Probe Queue: ProbeQueue
Functional Description
Responsible for receiving and processing coherence requests from L2, comprising 8 ProbeEntries, each handling one Probe request. It converts Probe requests into internal signals and sends them to the MainPipe, which modifies the permissions of the probed block. The ProbeEntry is released once the MainPipe returns a response.

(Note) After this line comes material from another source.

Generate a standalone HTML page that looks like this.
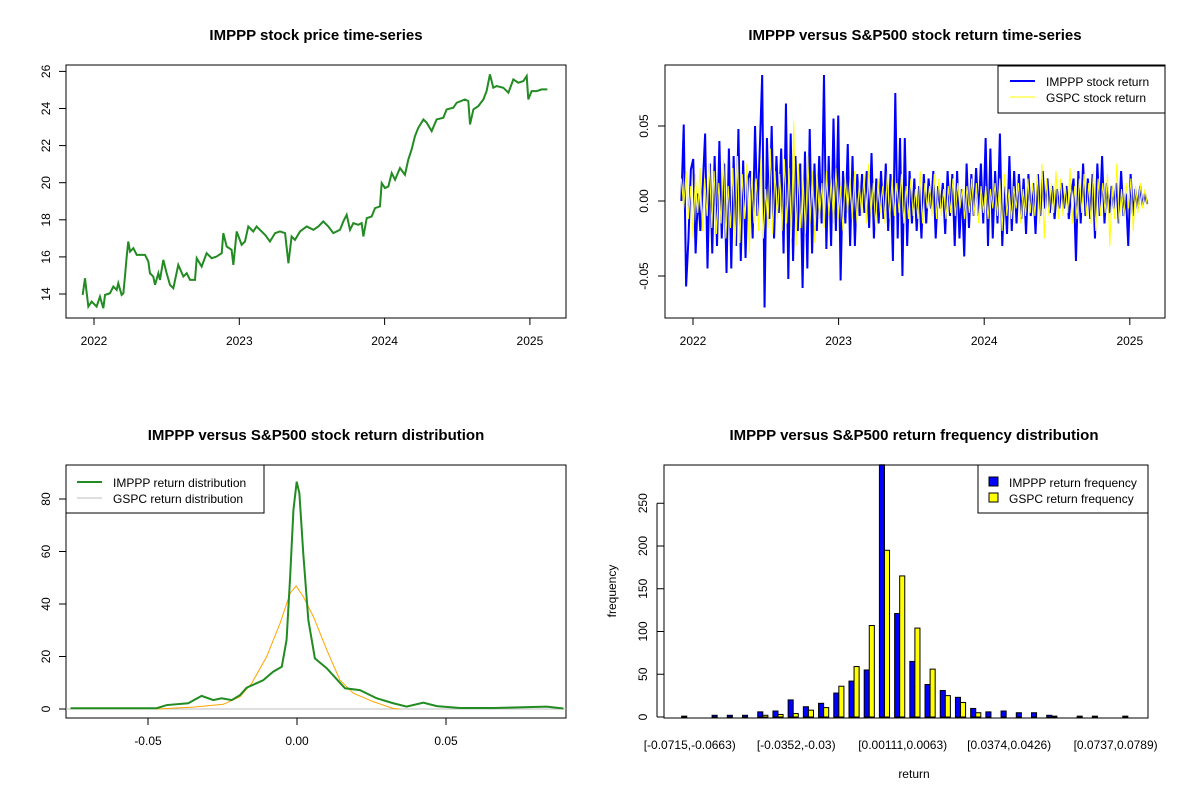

The ProbeQueue only interacts with L2 through Channel B and connects with the MainPipe. Internally, it consists of 8 ProbeEntry items, each controlled by a set of status registers for receiving, converting, and sending request signals.
Feature 1: Aliasing Issue
The Kunminghu architecture employs a 64KB VIPT cache, introducing cache aliasing issues. To address aliasing, the L2 Cache directory maintains alias bits for each physical block stored in the DCache. When the DCache attempts to access a block with a different alias bit at a physical address, the L2 Cache initiates a Probe request to evict the original aliased block from the DCache, recording its alias bit in the TileLink B channel. Upon receiving the request, the ProbeQueue concatenates the alias bit with the page offset, converts it into an internal signal, and sends it to the MainPipe, which then accesses the DCache storage module to read the data.
Feature 2: Blocking Caused by Atomic Instructions
Since atomic operations (including lr-sc) are completed in the DCache, when executing an LR instruction, it ensures the target address is already in the DCache. To simplify the design, the LR instruction registers a reservation set in the MainPipe, recording the LR address and blocking Probes to that address. To avoid deadlocks, the MainPipe will stop blocking Probes after waiting for the SC instruction for a certain period (determined by parameters LRSCCycles and LRSCBackOff). At this point, any received SC instruction is considered an SC fail. Therefore, during the time between registering the reservation set by LR and waiting for the matching SC, Probe requests must be blocked from operating on the DCache.
Overall Block Diagram
The overall architecture of the ProbeQueue is shown in 此图.
Interface timing
Request Interface Timing Example
此图 illustrates the interface timing for the Probe Queue processing a probe request. The Probe Queue first receives the probe request from L2, converts it into an internal request, and allocates an empty ProbeEntry. After a one-cycle state transition, it can send the probe request to the MainPipe. However, due to timing considerations, this request is delayed by another cycle (as selecting an entry in the ProbeQueue involves an arbiter, and the MainPipe entry also has an arbiter to choose requests from various sources—completing both arbitrations in one cycle is challenging, hence the additional cycle of latching). Thus, pipe_req_valid is asserted two cycles later. Subsequently, upon receiving the MainPipe's response, the ProbeEntry is released.

ProbeEntry module
The Probe Entry is controlled by a series of status registers, with a state machine executing Probe transactions. 此表 illustrates the meaning of the three status registers contained in each Entry, and the state machine design is shown in 此图.
| Status | Descrption |
|---|---|
| s_invalid | Reset state: This Probe Entry is empty. |
| s_pipe_req | Probe request allocated, sending Main Pipe request |
| s_wait_resp | Main Pipe request transmission completed, awaiting Main Pipe response. |